> Excerpted records:
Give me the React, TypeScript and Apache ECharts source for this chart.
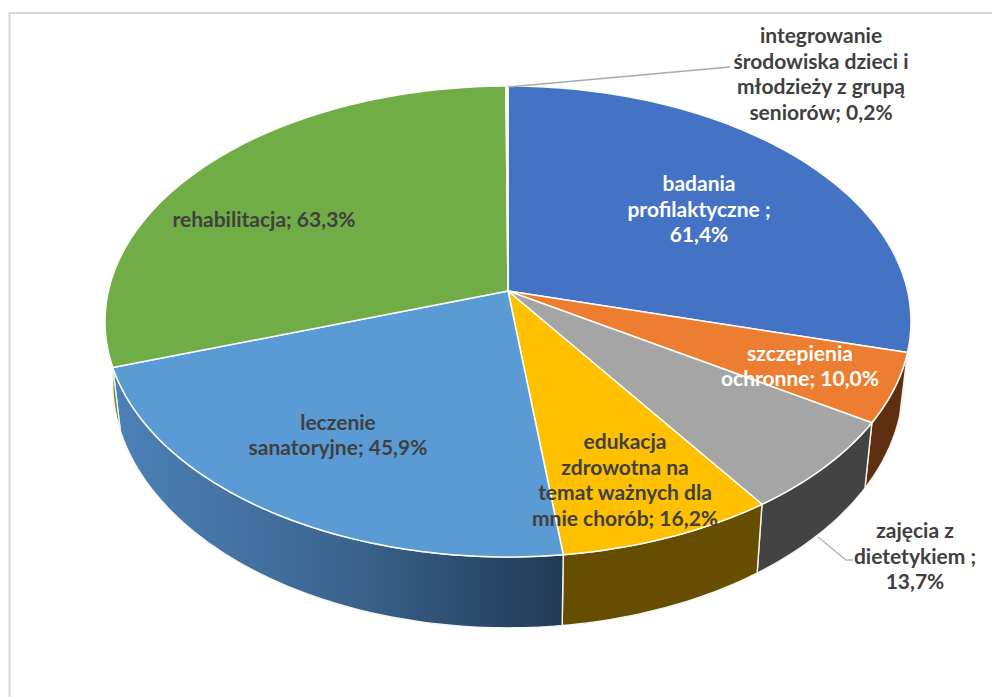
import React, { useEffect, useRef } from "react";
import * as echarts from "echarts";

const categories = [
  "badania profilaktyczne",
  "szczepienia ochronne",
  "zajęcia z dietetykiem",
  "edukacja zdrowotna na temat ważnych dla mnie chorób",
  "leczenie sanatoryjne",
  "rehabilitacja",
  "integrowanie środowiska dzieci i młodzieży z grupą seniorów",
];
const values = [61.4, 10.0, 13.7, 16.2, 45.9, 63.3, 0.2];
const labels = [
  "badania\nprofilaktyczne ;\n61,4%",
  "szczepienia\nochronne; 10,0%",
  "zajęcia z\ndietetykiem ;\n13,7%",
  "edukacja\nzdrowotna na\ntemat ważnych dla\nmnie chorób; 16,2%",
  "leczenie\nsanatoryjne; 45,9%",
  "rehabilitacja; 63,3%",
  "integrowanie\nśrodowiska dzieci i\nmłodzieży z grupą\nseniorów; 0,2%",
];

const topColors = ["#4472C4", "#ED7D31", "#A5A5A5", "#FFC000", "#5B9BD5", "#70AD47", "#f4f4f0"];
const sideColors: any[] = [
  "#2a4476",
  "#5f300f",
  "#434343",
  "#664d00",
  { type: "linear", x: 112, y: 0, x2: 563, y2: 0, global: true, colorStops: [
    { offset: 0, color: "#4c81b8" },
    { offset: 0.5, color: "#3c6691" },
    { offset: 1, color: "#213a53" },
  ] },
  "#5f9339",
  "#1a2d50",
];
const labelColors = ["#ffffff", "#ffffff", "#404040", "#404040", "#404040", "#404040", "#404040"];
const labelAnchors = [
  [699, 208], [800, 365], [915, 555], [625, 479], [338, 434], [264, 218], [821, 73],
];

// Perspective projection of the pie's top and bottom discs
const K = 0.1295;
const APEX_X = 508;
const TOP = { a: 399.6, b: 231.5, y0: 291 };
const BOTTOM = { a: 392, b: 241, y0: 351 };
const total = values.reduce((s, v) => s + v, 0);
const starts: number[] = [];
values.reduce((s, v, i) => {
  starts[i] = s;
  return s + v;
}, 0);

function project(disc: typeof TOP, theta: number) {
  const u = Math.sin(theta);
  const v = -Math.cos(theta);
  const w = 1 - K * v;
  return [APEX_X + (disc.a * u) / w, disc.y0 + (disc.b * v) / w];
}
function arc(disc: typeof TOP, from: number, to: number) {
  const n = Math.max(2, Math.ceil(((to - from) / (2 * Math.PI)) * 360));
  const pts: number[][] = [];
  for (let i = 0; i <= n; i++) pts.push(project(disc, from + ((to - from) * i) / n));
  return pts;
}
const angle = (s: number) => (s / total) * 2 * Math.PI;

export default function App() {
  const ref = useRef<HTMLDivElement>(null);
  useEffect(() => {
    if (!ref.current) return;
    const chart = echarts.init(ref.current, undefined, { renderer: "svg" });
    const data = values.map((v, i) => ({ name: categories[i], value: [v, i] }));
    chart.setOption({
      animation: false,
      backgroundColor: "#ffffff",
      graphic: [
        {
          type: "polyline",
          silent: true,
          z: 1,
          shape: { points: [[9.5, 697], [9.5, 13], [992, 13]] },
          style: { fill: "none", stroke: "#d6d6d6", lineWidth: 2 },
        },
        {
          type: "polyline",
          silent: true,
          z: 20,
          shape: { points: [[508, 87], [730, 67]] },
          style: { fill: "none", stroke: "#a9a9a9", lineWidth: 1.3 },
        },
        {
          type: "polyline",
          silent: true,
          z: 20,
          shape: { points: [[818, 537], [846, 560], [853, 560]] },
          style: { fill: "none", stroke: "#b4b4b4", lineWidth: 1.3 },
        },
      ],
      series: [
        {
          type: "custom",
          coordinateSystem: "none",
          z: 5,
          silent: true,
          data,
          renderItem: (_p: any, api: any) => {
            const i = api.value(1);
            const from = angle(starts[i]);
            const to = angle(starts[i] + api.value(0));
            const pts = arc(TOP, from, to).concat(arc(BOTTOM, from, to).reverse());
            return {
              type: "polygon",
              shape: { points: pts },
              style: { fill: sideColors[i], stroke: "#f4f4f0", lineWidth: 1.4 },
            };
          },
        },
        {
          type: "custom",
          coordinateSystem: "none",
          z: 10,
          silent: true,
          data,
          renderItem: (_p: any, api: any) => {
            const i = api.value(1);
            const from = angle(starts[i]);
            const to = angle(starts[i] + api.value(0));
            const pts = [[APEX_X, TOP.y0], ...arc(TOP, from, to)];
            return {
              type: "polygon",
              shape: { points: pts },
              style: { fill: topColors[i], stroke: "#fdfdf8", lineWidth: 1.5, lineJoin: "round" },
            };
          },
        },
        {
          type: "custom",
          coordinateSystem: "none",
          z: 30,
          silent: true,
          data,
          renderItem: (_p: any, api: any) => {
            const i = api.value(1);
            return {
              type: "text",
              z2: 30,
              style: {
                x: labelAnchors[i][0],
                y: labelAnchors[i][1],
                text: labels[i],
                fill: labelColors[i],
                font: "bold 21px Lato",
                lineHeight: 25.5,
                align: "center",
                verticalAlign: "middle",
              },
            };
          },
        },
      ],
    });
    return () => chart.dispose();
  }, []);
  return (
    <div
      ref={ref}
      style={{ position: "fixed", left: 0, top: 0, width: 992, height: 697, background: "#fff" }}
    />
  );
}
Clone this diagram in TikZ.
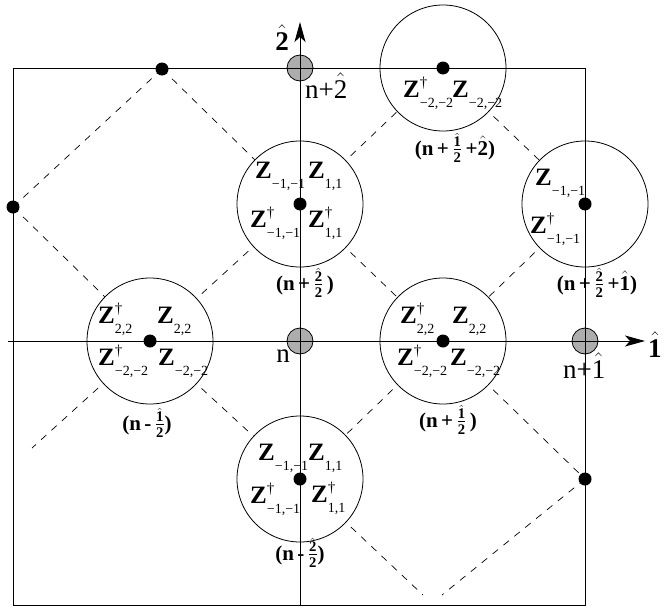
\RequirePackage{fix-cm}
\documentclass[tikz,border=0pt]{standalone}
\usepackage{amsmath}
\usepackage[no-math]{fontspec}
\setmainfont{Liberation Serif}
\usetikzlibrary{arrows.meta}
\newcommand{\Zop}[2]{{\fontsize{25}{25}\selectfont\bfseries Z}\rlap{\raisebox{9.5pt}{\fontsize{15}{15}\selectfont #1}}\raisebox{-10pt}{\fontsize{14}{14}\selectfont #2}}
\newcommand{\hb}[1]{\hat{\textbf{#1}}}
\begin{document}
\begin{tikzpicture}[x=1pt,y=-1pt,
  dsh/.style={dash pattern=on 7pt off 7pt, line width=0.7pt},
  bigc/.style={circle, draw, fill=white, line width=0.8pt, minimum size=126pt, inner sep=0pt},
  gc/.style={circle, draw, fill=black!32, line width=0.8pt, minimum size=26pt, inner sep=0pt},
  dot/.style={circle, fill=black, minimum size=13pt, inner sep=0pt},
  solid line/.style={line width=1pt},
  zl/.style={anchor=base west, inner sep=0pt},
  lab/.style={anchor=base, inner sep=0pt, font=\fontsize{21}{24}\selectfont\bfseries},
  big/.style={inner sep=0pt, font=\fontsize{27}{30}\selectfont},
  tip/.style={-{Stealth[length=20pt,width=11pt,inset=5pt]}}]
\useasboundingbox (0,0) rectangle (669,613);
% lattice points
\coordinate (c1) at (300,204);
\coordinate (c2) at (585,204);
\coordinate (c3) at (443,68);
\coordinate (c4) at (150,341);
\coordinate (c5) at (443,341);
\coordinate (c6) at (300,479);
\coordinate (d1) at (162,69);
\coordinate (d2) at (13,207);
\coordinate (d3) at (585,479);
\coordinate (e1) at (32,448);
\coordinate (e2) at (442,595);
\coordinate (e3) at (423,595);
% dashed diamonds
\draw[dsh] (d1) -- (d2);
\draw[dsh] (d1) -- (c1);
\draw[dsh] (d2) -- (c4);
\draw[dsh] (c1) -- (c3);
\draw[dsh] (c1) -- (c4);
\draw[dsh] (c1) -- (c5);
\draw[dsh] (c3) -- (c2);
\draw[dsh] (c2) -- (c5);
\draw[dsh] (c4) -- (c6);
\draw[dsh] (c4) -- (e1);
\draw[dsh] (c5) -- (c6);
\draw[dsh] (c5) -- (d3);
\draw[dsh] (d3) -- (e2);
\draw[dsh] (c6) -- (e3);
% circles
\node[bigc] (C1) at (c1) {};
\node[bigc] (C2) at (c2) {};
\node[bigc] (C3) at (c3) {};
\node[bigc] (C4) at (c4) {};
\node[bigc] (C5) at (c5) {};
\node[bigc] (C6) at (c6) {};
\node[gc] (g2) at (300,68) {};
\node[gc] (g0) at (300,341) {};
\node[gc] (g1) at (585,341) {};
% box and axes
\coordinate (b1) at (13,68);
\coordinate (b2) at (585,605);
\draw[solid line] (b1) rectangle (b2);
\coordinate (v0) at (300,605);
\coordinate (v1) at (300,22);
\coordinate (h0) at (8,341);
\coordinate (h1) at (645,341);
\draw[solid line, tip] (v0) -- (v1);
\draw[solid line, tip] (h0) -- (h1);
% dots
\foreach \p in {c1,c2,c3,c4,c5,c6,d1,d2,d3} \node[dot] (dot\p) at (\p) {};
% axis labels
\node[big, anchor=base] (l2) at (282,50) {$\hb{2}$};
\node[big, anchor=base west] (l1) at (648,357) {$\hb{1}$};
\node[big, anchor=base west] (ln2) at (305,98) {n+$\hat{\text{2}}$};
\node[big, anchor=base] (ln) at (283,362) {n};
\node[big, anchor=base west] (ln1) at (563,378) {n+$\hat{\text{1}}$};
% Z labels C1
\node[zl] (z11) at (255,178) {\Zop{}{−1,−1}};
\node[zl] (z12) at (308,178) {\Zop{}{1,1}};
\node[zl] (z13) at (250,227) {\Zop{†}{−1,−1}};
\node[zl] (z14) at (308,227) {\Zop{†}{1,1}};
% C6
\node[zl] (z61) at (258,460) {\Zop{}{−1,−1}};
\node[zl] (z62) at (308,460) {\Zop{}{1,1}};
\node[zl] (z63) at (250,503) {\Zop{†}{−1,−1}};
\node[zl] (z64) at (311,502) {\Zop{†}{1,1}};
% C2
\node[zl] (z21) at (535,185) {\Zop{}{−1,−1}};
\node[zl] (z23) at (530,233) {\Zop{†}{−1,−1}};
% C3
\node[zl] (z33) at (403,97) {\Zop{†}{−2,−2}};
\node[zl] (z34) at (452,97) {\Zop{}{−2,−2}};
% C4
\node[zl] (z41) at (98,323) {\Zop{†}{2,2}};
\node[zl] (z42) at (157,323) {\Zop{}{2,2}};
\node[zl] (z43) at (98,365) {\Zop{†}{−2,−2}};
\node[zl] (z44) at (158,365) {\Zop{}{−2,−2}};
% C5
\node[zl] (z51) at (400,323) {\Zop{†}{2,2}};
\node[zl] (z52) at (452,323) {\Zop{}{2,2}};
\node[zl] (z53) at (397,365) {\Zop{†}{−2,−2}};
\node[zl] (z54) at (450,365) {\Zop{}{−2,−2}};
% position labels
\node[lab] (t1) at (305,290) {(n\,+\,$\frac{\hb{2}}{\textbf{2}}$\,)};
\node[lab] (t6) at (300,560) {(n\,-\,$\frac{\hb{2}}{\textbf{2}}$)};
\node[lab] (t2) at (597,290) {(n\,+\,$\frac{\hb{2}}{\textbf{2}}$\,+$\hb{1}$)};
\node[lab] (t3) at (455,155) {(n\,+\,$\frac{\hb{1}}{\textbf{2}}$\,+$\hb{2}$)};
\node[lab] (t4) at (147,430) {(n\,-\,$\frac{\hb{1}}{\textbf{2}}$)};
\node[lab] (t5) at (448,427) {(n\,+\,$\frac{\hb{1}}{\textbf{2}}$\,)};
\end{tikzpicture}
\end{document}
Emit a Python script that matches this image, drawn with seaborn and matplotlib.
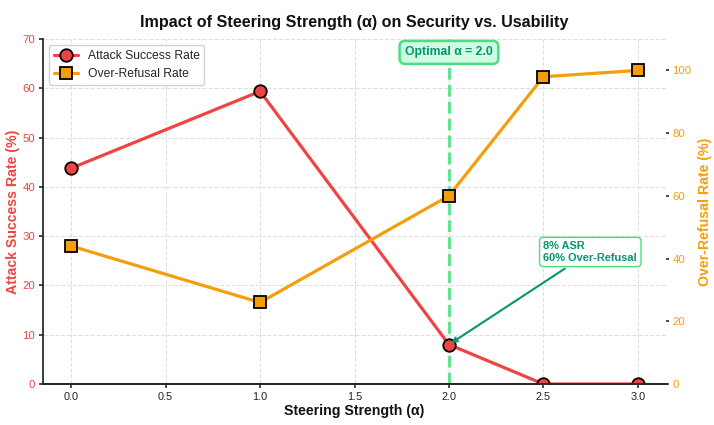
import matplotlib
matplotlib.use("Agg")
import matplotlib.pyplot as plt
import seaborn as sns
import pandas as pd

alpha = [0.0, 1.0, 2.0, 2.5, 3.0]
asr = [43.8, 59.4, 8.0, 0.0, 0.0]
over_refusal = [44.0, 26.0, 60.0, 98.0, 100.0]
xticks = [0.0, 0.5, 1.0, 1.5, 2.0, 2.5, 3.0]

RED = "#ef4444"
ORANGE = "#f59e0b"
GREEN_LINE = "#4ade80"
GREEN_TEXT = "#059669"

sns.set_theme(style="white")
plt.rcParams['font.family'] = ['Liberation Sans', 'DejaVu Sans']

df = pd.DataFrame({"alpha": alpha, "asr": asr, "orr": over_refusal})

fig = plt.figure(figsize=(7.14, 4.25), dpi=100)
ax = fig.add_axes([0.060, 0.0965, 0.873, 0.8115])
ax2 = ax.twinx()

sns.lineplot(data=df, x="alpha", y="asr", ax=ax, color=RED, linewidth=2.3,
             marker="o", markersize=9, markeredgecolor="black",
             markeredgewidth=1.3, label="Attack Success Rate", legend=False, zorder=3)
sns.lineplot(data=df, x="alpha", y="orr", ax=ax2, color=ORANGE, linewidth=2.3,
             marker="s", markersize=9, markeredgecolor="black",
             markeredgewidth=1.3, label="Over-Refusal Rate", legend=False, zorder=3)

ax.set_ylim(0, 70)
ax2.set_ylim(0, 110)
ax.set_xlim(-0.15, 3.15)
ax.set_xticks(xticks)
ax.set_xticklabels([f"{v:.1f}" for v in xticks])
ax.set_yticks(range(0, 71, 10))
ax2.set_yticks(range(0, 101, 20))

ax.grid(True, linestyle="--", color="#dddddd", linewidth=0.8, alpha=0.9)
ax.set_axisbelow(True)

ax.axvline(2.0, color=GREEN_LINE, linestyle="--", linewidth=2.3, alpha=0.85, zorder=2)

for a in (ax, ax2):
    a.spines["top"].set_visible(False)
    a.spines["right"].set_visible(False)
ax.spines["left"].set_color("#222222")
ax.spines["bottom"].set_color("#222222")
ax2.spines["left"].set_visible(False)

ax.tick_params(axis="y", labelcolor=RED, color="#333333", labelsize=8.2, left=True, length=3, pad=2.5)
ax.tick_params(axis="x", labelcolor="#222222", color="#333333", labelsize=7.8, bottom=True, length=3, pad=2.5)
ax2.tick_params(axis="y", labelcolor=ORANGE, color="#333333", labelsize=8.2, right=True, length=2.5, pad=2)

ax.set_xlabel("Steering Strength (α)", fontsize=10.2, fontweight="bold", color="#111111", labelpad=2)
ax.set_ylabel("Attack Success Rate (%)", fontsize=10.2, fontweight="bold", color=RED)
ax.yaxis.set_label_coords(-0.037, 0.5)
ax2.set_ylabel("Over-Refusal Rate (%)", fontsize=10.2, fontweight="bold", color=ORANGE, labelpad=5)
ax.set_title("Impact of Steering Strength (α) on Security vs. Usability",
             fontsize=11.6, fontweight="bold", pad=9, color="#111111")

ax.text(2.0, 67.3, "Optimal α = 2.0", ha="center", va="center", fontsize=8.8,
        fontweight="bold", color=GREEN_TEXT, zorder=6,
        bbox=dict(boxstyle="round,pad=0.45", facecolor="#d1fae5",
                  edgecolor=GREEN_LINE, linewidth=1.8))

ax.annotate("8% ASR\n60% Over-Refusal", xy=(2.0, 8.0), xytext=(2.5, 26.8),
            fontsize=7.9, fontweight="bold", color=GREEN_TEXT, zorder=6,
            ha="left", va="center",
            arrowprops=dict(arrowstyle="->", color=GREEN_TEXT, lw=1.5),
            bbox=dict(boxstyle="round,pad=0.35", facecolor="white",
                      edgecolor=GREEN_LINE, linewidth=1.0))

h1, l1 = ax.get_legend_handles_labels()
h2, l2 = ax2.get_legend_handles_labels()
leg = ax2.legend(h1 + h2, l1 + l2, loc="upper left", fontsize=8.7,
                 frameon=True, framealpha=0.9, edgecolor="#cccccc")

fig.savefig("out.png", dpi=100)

> Directions for this task:
Reproduce exactly, and only, the lines from the one containing "Emit a Python" through the one containing "import pandas as pd", including both; leave out any pictures.

> Final result:
Emit a Python script that matches this image, drawn with seaborn and matplotlib.
import matplotlib
matplotlib.use("Agg")
import matplotlib.pyplot as plt
import seaborn as sns
import pandas as pd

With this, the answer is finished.